The coordinator thought it would be better if we had the class for only two hours. I said o.k. and tried to adjust what I did from the first workshop to hopefully speed things up. I didn't show the participants the slides I had of other artists that use hand stitching in their artworks. I did show them a few of the postcards that I had made with hand stitching so they would have some ideas.
During the first workshop, I demonstrated a stitch and then had the students practice it and also use it in several different ways. Then I demonstrated another stitch and had everyone do that. This time I demonstrated all the stitches at one time, had everyone start practicing their stitches and then I went to each table to demonstrate any stitch they wanted to see again and help anyone that needed it. I didn't ask them to come up with different ways to use the stitching.
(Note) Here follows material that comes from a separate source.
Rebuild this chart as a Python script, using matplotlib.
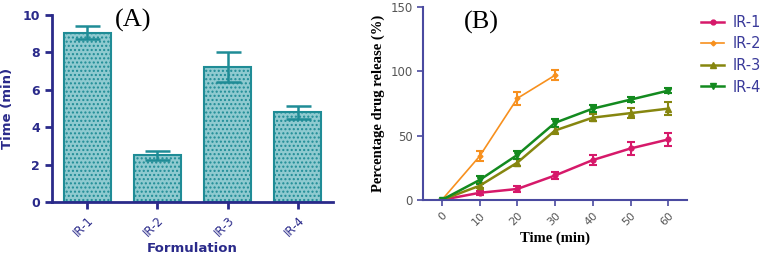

Then, I had them start composing their pieces (everyone decided to make a postcard size piece). And the rest was the same as before. They fused their compositions together, added accent stitching and then fused it to the stiff interfacing.
I told them that even though the class was scheduled for two hours, they were welcome to stay longer to keep working. A few people did have to leave after the two hours and they took their pieces home to finish. The rest stayed for another hour and one person was able to get completely finished and the others were close.
I like people to have a completed project when they leave because I know it might not get finished if they take it home. I know this because I have done that myself.
Despite not finishing the project, I think most of them had a good time. One person said she had never been able to do a french knot and now she did.
Here are Stephanie, Bea and Carol working on their compositions.
In the previous picture and the next, you will see some cut mats. This was something I learned from my last workshop, that it would be helpful for people to see the finished size so they would know where to end their stitching. So I cut a few mats they could lay on top to help visualize.
Work in progress.
This one, by Ginny, is really fun with the cat scuba diving. This is still a work in progress and she took it home to do some more stitching.
Overall, it went well. I am thinking that, ideally, if I were to teach this again, that two classes of two hours would work best. We could take our time in the first class looking at examples and practicing the stitching. Then, the next class could be spent composing and accent stitching the actual piece.